3.5 was edition I played the most. It was a reason why I quit RPGs for nearly a decade because I hated it so much.
Every time I see another meme about how amazing 3.5 Tarrasque is, I remmember how amogn actual 3.5 players Tarrasque was the biggest joke. It was always brought up as definite proof designers have no idea how to make good monster. It was laughably easy to beat. A wizard could casually solo it, the same abilities people now miss in 3.5 amounted to ribbons. It was a laughingstock, forums had 100+ pages discussions how to fix it and general consensus was it’;s beyond saving. It was first proof in 3.5 if you cannot use magic you’re only good to roll over and die.
I honestly don’t know if everyone claiming 3.5 Tarrasque is such a horrifying monster are trying to rewrite history or unintentionally proving what a broken, unplayable pile of garbage 3.5 was, if it’s biggest punching bag is actually dangerous in a different, better designed game.
what I liked about 3.5 was that it was insane, and the system was exploitable in ways the GM could not predict. it let you surprise even a railroady GM. there’s a kind of vibrancy that gives to a fantasy world. I think for a lot of people, that was the first time they saw anything like that. it was a tedious 90s/00’s kind of good.

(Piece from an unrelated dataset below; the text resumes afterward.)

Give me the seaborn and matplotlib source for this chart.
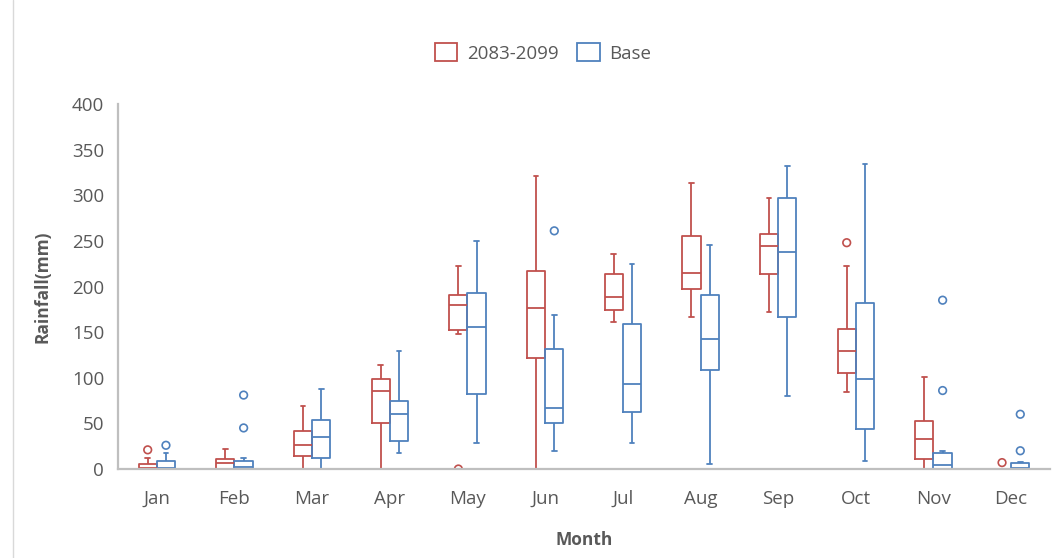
import numpy as np
import pandas as pd
import matplotlib
matplotlib.use("Agg")
import matplotlib.pyplot as plt
from matplotlib.patches import Patch
from matplotlib.lines import Line2D
import seaborn as sns

# ---- data: monthly rainfall (mm) box summaries ----
months = ["Jan", "Feb", "Mar", "Apr", "May", "Jun",
          "Jul", "Aug", "Sep", "Oct", "Nov", "Dec"]
periods = ["2083-2099", "Base"]

fut_low = [0, 0, 0, 0, 148, 0, 161, 167, 172, 84, 0, 0]
fut_q1 = [0, 0, 14, 50, 152, 122, 174, 197, 214, 105, 11, 0]
fut_med = [1, 7, 26, 86, 180, 176, 188, 215, 244, 129, 33, 0]
fut_q3 = [5, 11, 42, 99, 191, 217, 214, 255, 257, 153, 53, 0]
fut_high = [12, 22, 69, 114, 222, 321, 236, 313, 297, 223, 101, 0]
fut_out = {"Jan": [21], "May": [0], "Oct": [248], "Dec": [7]}

base_low = [0, 0, 0, 17, 29, 20, 29, 6, 80, 9, 0, 0]
base_q1 = [0, 0, 12, 31, 82, 50, 63, 108, 167, 44, 0, 0]
base_med = [1, 2, 35, 60, 156, 67, 93, 142, 238, 99, 4, 1]
base_q3 = [9, 9, 54, 75, 193, 131, 159, 191, 297, 182, 18, 7]
base_high = [17, 12, 88, 129, 250, 169, 225, 246, 332, 334, 20, 8]
base_out = {"Jan": [26], "Feb": [45, 81], "Jun": [261],
            "Nov": [86, 185], "Dec": [20, 60]}

yticks = [0, 50, 100, 150, 200, 250, 300, 350, 400]

# ---- styling ----
RED = "#C0504D"
BLUE = "#4F81BD"
TEXT = "#595959"
AXIS = "#BFBFBF"
BOX_WIDTH = 0.47

sns.set_theme(style="white")
plt.rcParams["font.family"] = ["Open Sans", "DejaVu Sans"]

# five-number summaries as long-form observations
rows = []
summaries = {
    "2083-2099": (fut_low, fut_q1, fut_med, fut_q3, fut_high),
    "Base": (base_low, base_q1, base_med, base_q3, base_high),
}
for period, stats in summaries.items():
    for i, m in enumerate(months):
        for arr in stats:
            rows.append({"Month": m, "Period": period, "Rainfall": arr[i]})
df = pd.DataFrame(rows)

# outliers placed at the centre of their dodged box
out_rows = []
for k, (period, outs) in enumerate([("2083-2099", fut_out), ("Base", base_out)]):
    shift = (-1 if k == 0 else 1) * BOX_WIDTH / 4
    for m, vals in outs.items():
        for v in vals:
            out_rows.append({"x": months.index(m) + shift, "y": v, "Period": period})
odf = pd.DataFrame(out_rows)

fig = plt.figure(figsize=(10.55, 5.58), dpi=100)
ax = fig.add_axes([118 / 1055, 1 - 469 / 558, (1050 - 118) / 1055, (469 - 104) / 558])

sns.boxplot(
    data=df, x="Month", y="Rainfall", hue="Period",
    order=months, hue_order=periods, palette=[RED, BLUE],
    fill=False, width=BOX_WIDTH, gap=0, whis=(0, 100),
    showfliers=False, linewidth=1.3, capwidths=0.06,
    legend=False, ax=ax,
)
sns.scatterplot(
    data=odf, x="x", y="y", hue="Period", hue_order=periods,
    palette=[RED, BLUE], marker="o", s=30, linewidth=1.2,
    facecolors="none", legend=False, ax=ax, zorder=3,
)
# open circles take their colour from the edge
for coll in ax.collections:
    fc = coll.get_facecolors()
    if len(fc):
        coll.set_edgecolors(fc)
        coll.set_facecolors("none")

ax.set_xlim(-0.5, len(months) - 0.5)
ax.set_ylim(0, 400)
ax.set_yticks(yticks)
ax.tick_params(axis="both", length=0, colors=TEXT, labelsize=13.5)
ax.tick_params(axis="y", pad=10)
ax.tick_params(axis="x", pad=15)

for side in ["top", "right"]:
    ax.spines[side].set_visible(False)
for side in ["left", "bottom"]:
    ax.spines[side].set_color(AXIS)
    ax.spines[side].set_linewidth(1.6)
    ax.spines[side].set_zorder(4)

ax.set_xlabel("Month", fontsize=12.5, fontweight="bold", color=TEXT)
ax.set_ylabel("Rainfall(mm)", fontsize=12.5, fontweight="bold", color=TEXT)
ax.xaxis.label.set_va("center")
ax.yaxis.label.set_va("center")
ax.xaxis.set_label_coords(0.5, (469 - 540) / 365)
ax.yaxis.set_label_coords((42 - 118) / 932, 0.5)

handles = [Patch(facecolor="none", edgecolor=RED, linewidth=1.3, label="2083-2099"),
           Patch(facecolor="none", edgecolor=BLUE, linewidth=1.3, label="Base")]
fig.legend(handles=handles, loc="center", bbox_to_anchor=(543 / 1055, 1 - 53 / 558),
           ncol=2, frameon=False, fontsize=13.5, labelcolor=TEXT,
           handlelength=1.2, handleheight=1.1, handletextpad=0.5, columnspacing=1.0)

# chart-area frame edge
fig.add_artist(Line2D([12.5 / 1055, 12.5 / 1055], [0, 1], transform=fig.transFigure,
                      color="#D9D9D9", linewidth=1))

fig.savefig("out.png", dpi=100)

it was tedious, and required knowing far too many rules. it was a tedious sprawling 90s/00’s kind of shitty. I don’t think it was a good system on balance, I just think it’s better than any other D&D, unless pathfinder counts.
and you can absolutely play a non-wizard, you just have to be as broken and weird as the wizards are.
Yeah rogues would literally just walk up to wizards and explode their whole body with a sneak attack and +40 Stealth checks.
Then they kill the wizard’s familiar with their other two attacks.
Fighters acted like they were poor little victims vulnerable to mean old spellcasters but that’s because players don’t like taking defensive feats. By the time 3.5 was done there was a build floating around that basically made you immune to magic.
I don’t recall 3.5 spells having nearly as many guaranteed success effects as 5.0 has. It was generally considered, you know, a bad idea to be able to reliably CC ancient wyrms with no hope of defense.
having more variance in player capabilities and unique strengths (this build can fight orcs forever without getting tired!) that can kind of shape a campaign is much better than all the shit that tries to reduce variance and balance, keeping players at similar levels of general capacity just isn’t worth the effective homogeneity.
About 14-15 years ago, I was playing in a 16th level game where the DM did NOT know how to challenge us. He put us against an astral behemoth with double hit points and our fighter soloed it in one round, dealing out a whopping 2,500ish points of damage in 7 attacks. One of the toughest monsters in the game, with double hit points, and the rest of the party didn’t even get to act.
Later in that game, we abused gate spells to crash rocks into the Abyss at 80% the speed of light.
3.5 is ridiculous.
But that requires using real-life physics to figure out damage. It’s better if you stick entirely to game physics, like the Locate City nuke.
I know this is a long shot, but can you remember how they managed this? I’ve played pathfinder and this still seems like ten times more than what a well-optimised could do!
Ah, now this just sounds like the DM didn’t know how to say no to your crazy ideas that don’t fit into the rules!